DATA SHOWN |

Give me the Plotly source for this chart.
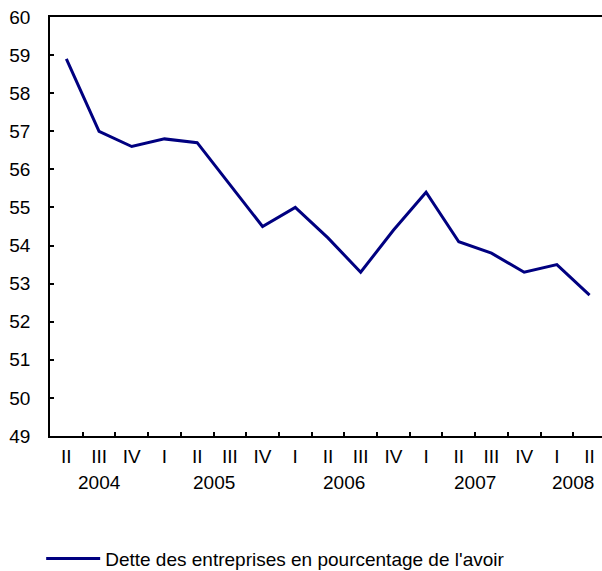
import plotly.graph_objects as go

quarters = ["II", "III", "IV", "I", "II", "III", "IV", "I", "II", "III", "IV",
            "I", "II", "III", "IV", "I", "II"]
years = ["2004", "2005", "2006", "2007", "2008"]
year_centres = [1, 4.5, 8.5, 12.5, 15.5]
dette = [58.9, 57.0, 56.6, 56.8, 56.7, 55.6, 54.5, 55.0, 54.2, 53.3, 54.4,
         55.4, 54.1, 53.8, 53.3, 53.5, 52.7]

x = list(range(len(quarters)))
font = dict(family="Arial, Liberation Sans", size=19, color="black")

fig = go.Figure()
fig.add_trace(go.Scatter(
    x=x, y=dette, mode="lines",
    name="Dette des entreprises en pourcentage de l'avoir",
    line=dict(color="#000080", width=3),
))

for yr, xc in zip(years, year_centres):
    fig.add_annotation(x=xc, y=-0.112, xref="x", yref="paper", text=yr,
                       showarrow=False, yanchor="middle", font=font)

fig.update_layout(
    width=602, height=571,
    margin=dict(l=50, r=0, t=17, b=135, autoexpand=False),
    plot_bgcolor="white", paper_bgcolor="white",
    font=font,
    showlegend=True,
    legend=dict(orientation="h", x=-0.016, xanchor="left", y=-0.293,
                yanchor="middle", font=font, itemwidth=54),
    xaxis=dict(
        range=[-0.5, 16.38], tickvals=x, ticktext=quarters, ticks="",
        showgrid=False, zeroline=False, showline=True, linecolor="black",
        linewidth=1.5, mirror=True, ticklabelstandoff=2,
        minor=dict(tickvals=[i + 0.5 for i in x[:-1]], ticks="inside",
                   ticklen=4, tickcolor="black", tickwidth=1.5),
    ),
    yaxis=dict(
        range=[49, 60], dtick=1, ticks="inside", ticklen=4, tickcolor="black",
        tickwidth=1.5, showgrid=False, zeroline=False, showline=True,
        linecolor="black", linewidth=1.5, ticklabelstandoff=14,
    ),
)

# drop the default 8px body margin so the figure sits at the window corner
fig.write_html("out.html", config={"displayModeBar": False},
               post_script="document.body.style.margin='0';")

EXERCISE TASK | Without the pictures, output the full listing exactly as it stands.

OUTPUT OF THE EXERCISE |
Give me the Plotly source for this chart.
import plotly.graph_objects as go

quarters = ["II", "III", "IV", "I", "II", "III", "IV", "I", "II", "III", "IV",
            "I", "II", "III", "IV", "I", "II"]
years = ["2004", "2005", "2006", "2007", "2008"]
year_centres = [1, 4.5, 8.5, 12.5, 15.5]
dette = [58.9, 57.0, 56.6, 56.8, 56.7, 55.6, 54.5, 55.0, 54.2, 53.3, 54.4,
         55.4, 54.1, 53.8, 53.3, 53.5, 52.7]

x = list(range(len(quarters)))
font = dict(family="Arial, Liberation Sans", size=19, color="black")

fig = go.Figure()
fig.add_trace(go.Scatter(
    x=x, y=dette, mode="lines",
    name="Dette des entreprises en pourcentage de l'avoir",
    line=dict(color="#000080", width=3),
))

for yr, xc in zip(years, year_centres):
    fig.add_annotation(x=xc, y=-0.112, xref="x", yref="paper", text=yr,
                       showarrow=False, yanchor="middle", font=font)

fig.update_layout(
    width=602, height=571,
    margin=dict(l=50, r=0, t=17, b=135, autoexpand=False),
    plot_bgcolor="white", paper_bgcolor="white",
    font=font,
    showlegend=True,
    legend=dict(orientation="h", x=-0.016, xanchor="left", y=-0.293,
                yanchor="middle", font=font, itemwidth=54),
    xaxis=dict(
        range=[-0.5, 16.38], tickvals=x, ticktext=quarters, ticks="",
        showgrid=False, zeroline=False, showline=True, linecolor="black",
        linewidth=1.5, mirror=True, ticklabelstandoff=2,
        minor=dict(tickvals=[i + 0.5 for i in x[:-1]], ticks="inside",
                   ticklen=4, tickcolor="black", tickwidth=1.5),
    ),
    yaxis=dict(
        range=[49, 60], dtick=1, ticks="inside", ticklen=4, tickcolor="black",
        tickwidth=1.5, showgrid=False, zeroline=False, showline=True,
        linecolor="black", linewidth=1.5, ticklabelstandoff=14,
    ),
)

# drop the default 8px body margin so the figure sits at the window corner
fig.write_html("out.html", config={"displayModeBar": False},
               post_script="document.body.style.margin='0';")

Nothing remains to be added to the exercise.